Tidak mengherankan jika hal perlindungan hukum bagi pers, masih selalu menjadi perbincangan, perdebatan bahkan dinyatakan melahirkan multitafsir. Padahal sisi perlindungan hukum ini sangat penting bagi pers. Sehingga dalam operasional pers, jika dihadapi hal-hal tertentu akan dapat diselesaikan dengan ketentuan yang jelas dan pasti.
Membalik UU Pers, akan terlihat beberapa sisi yang memang masih dipertanyakan. Ketika UU Nomor Pers ini dinyatakan sebagai lex specialis ternyata reaksi dari pakar hukum muncul. Pro-kontra. Masing-masing dengan argumentasi yang kuat. Sampai kini soal ini belum selesai. Akibatnya ?
Jika terjadi delik pers dan masuk ke ranah hukum akan terjadi tarik menarik dalam penanganannya, terutama aturan hukum. Sebagian menyatakan jika karya atau produk jurnalistik, langsung ditangani dengan UU Pers.
Sebagian lagi menyatakan belum tentu, jika pihak yang dirugikan dari pemberitaan itu, langsung melapor ke polisi seraya mengatakan terkait beberapa pasal dari Kitab Undang-Undang Hukum Pidana (KUHP).

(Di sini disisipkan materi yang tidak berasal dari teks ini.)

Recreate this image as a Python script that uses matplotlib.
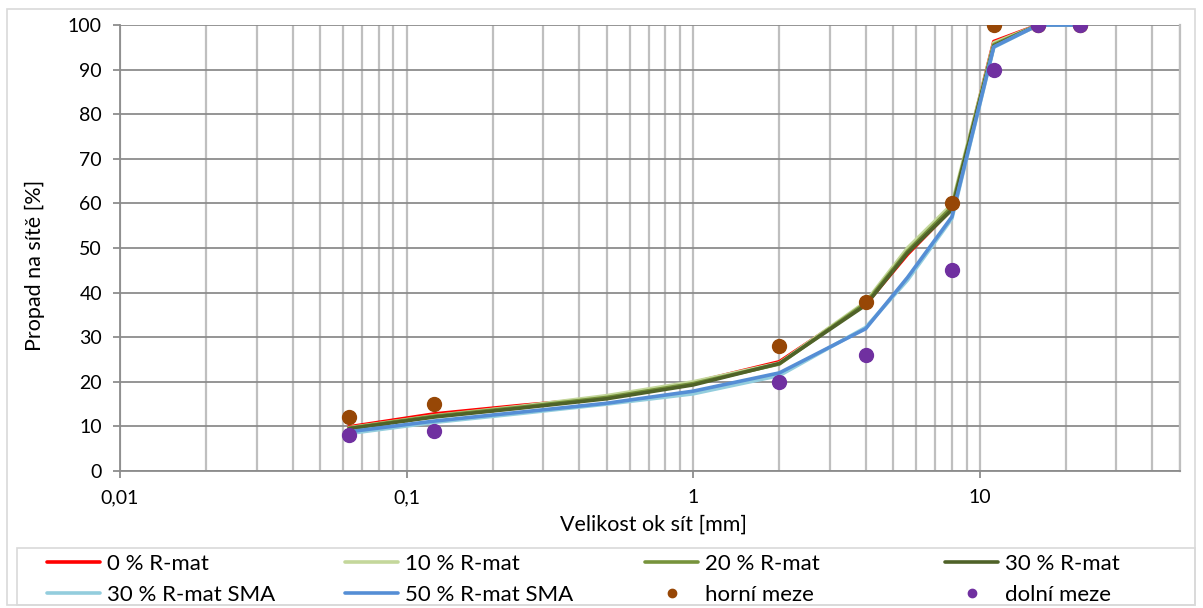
import matplotlib
matplotlib.use("Agg")
import matplotlib.pyplot as plt
from matplotlib.ticker import FixedLocator, LogLocator, NullFormatter, FuncFormatter
from matplotlib.patches import Rectangle

plt.rcParams['font.family'] = ['Lato', 'DejaVu Sans']

# sieve sizes [mm]
sieves = [0.063, 0.125, 0.25, 0.5, 1, 2, 4, 5.6, 8, 11.2, 16, 22.4]

r0 = [9.9, 12.8, 14.7, 16.4, 19.8, 24.5, 37.4, 48.6, 58.8, 96.3, 100, 100]
r10 = [9.7, 12.4, 14.5, 16.9, 20.0, 24.2, 37.9, 50.0, 59.8, 96.0, 100, 100]
r20 = [9.6, 12.3, 14.3, 16.5, 19.6, 24.0, 37.6, 49.3, 59.2, 95.6, 100, 100]
r30 = [9.5, 12.1, 14.1, 16.2, 19.3, 24.1, 37.2, 48.9, 58.6, 95.3, 100, 100]
r30_sma = [8.4, 10.9, 12.9, 15.0, 17.3, 21.4, 32.2, 42.8, 56.6, 95.0, 100, 100]
r50_sma = [8.8, 11.2, 13.2, 15.2, 17.9, 22.0, 31.9, 43.4, 57.0, 95.1, 100, 100]

lim_sieves = [0.063, 0.125, 2, 4, 8, 11.2, 16, 22.4]
upper = [12, 15, 28, 38, 60, 100, 100, 100]
lower = [8, 9, 20, 26, 45, 90, 100, 100]

series = [
    ("0 % R-mat", r0, "#ff0000"),
    ("10 % R-mat", r10, "#c4d79b"),
    ("20 % R-mat", r20, "#77933c"),
    ("30 % R-mat", r30, "#4f6228"),
    ("30 % R-mat SMA", r30_sma, "#93cddd"),
    ("50 % R-mat SMA", r50_sma, "#558ed5"),
]

W, H = 1203, 608
fig = plt.figure(figsize=(W/100, H/100), dpi=100)
ax = fig.add_axes([120/W, 1 - 471/H, (1180-120)/W, (471-25)/H])

for name, vals, col in series:
    ax.plot(sieves, vals, color=col, lw=2.6, label=name, solid_capstyle='round')

ax.plot(lim_sieves, upper, 'o', color="#974706", ms=10, label="horní meze")
ax.plot(lim_sieves, lower, 'o', color="#7030a0", ms=10, label="dolní meze")

ax.set_xscale('log')
ax.set_xlim(0.01, 50)
ax.set_ylim(0, 100)
ax.set_yticks(range(0, 101, 10))
ax.xaxis.set_major_locator(FixedLocator([0.01, 0.1, 1, 10]))
ax.xaxis.set_minor_locator(LogLocator(base=10, subs=range(2, 10)))
ax.xaxis.set_minor_formatter(NullFormatter())
ax.xaxis.set_major_formatter(FuncFormatter(lambda v, p: ("%g" % v).replace('.', ',')))

ax.grid(True, axis='y', color='#8c8c8c', lw=1.3, zorder=0)
ax.grid(True, axis='x', which='both', color='#bfbfbf', lw=1.6, zorder=0)
ax.set_axisbelow(True)

ax.spines['top'].set_visible(False)
ax.spines['right'].set_color('#bfbfbf')
ax.spines['right'].set_linewidth(1.6)
for s in ['left', 'bottom']:
    ax.spines[s].set_color('#8c8c8c')
    ax.spines[s].set_linewidth(1.3)

ax.tick_params(axis='y', length=5, width=1.3, color='#8c8c8c', labelsize=14, pad=8)
ax.tick_params(axis='x', which='major', length=5, width=1.3, color='#8c8c8c',
               labelsize=14, pad=8)
ax.tick_params(axis='x', which='minor', length=0)

ax.set_xlabel("Velikost ok sít [mm]", fontsize=15.5, va='center')
ax.set_ylabel("Propad na sítě [%]", fontsize=15.5, va='center')
ax.xaxis.set_label_coords((653-120)/1060, (471-525)/446)
ax.yaxis.set_label_coords((35-120)/1060, (471-265)/446)

# legend: 4 columns, filled row by row like the original
h, l = ax.get_legend_handles_labels()
col_x = [47, 345, 645, 945]
for i, x in enumerate(col_x):
    lg = fig.legend([h[i], h[i+4]], [l[i], l[i+4]], loc='upper left',
                    bbox_to_anchor=(x/W, 1 - 554/H), frameon=False, fontsize=16,
                    handlelength=2.4, handletextpad=0.28, markerscale=0.6,
                    borderpad=0, borderaxespad=0, labelspacing=0.5)

# legend frame and chart-area frame
fig.patches.append(Rectangle((17/W, 3/H), (1195-17)/W, (605-548)/H, transform=fig.transFigure,
                             fill=False, edgecolor='#d9d9d9', lw=1.2))
fig.patches.append(Rectangle((7/W, 3/H), 1188/W, 596/H, transform=fig.transFigure,
                             fill=False, edgecolor='#d9d9d9', lw=1.2))

fig.savefig("out.png", dpi=100)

Kini. Seharusnya pihak-pihak terkait duduk bersama untuk membicarakan hal itu. Tujuannya ? Supaya perlindungan hukum bagi wartawan dan media dapat diwujudkan dalam arti sesungguhnya.

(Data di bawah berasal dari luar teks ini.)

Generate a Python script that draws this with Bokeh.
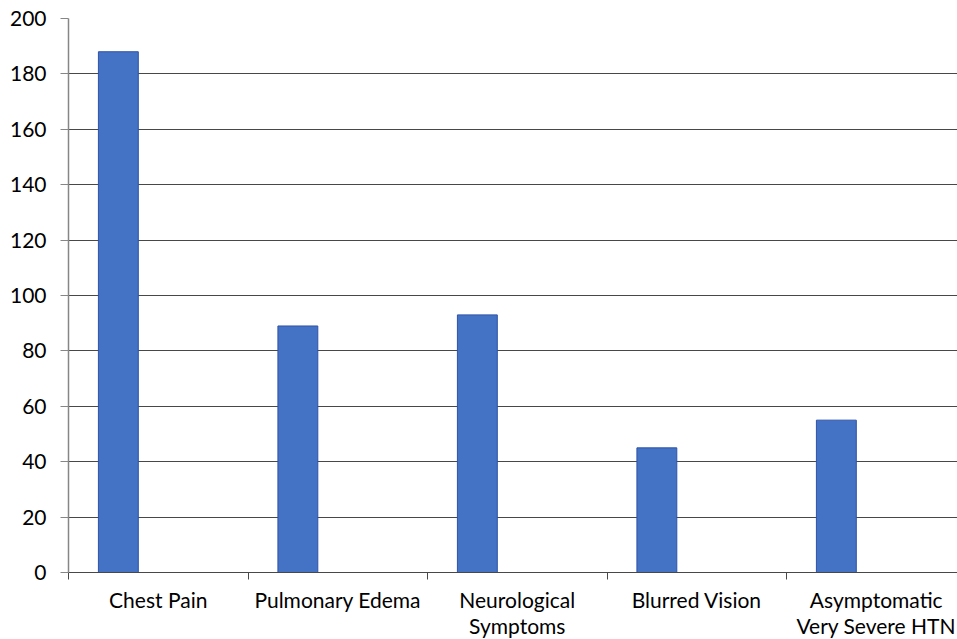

Kalau menjadi delik pers, seyogianya ditangani dengan aturan yang tepat. Jika melanggar, sebutkan pasal dari aturan mana yang dilanggar. Atau jika delik pers terkena pasal dari UU tertentu, juga penanganannya harus jelas. Ini yang dapat menghindari ketidakpastian hukum.
Seirama dengan kemajuan teknologi yang melanda bidang jurnalisme. Seumpama dalam pemberitaan media siber (cyber media) terjadi pelanggaran kode etik atau etika profesi dalam pemberitaan media itu, sepatutnya pula penanganannya dengan ketentuan yang jelas.
Contoh : Pemberitaan media online, satu jam kemudian ada reaksi. Dan, redaksinya segera menghapus. Kalau publik yang dirugikan nama baiknya atas berita itu, penyelesaiannya bagaimana ? Belum semua orang tahu cara penanganannya.
Kehadiran internet diikuti sejumlah platform digital yang memenuhi ruang publik dengan aneka informasi. Saat tak melakukan verifikasi, lalu terjadi reaksi publik, berakibat media dimaksud tak lagi mendapat kepercayaan publik.
Di sini, media online yang sudah diverifikasi pihak Dewan, namun tanpa sengaja melahirkan delik pers, kedua pihak yakni pihak wartawan/media dan pihak publik, ingin mendapat perlindungan hukum. Proses hukum tentu dijalani.
Semoga jajaran pers nasional memberi perhatian serius soal perlindungan hukum ini. Meski tertera dalam UU Pers, tetap saja dalam praktek melahirkan masalah. Perlindungan hukum sangat perlu, untuk adanya kepastian hukum.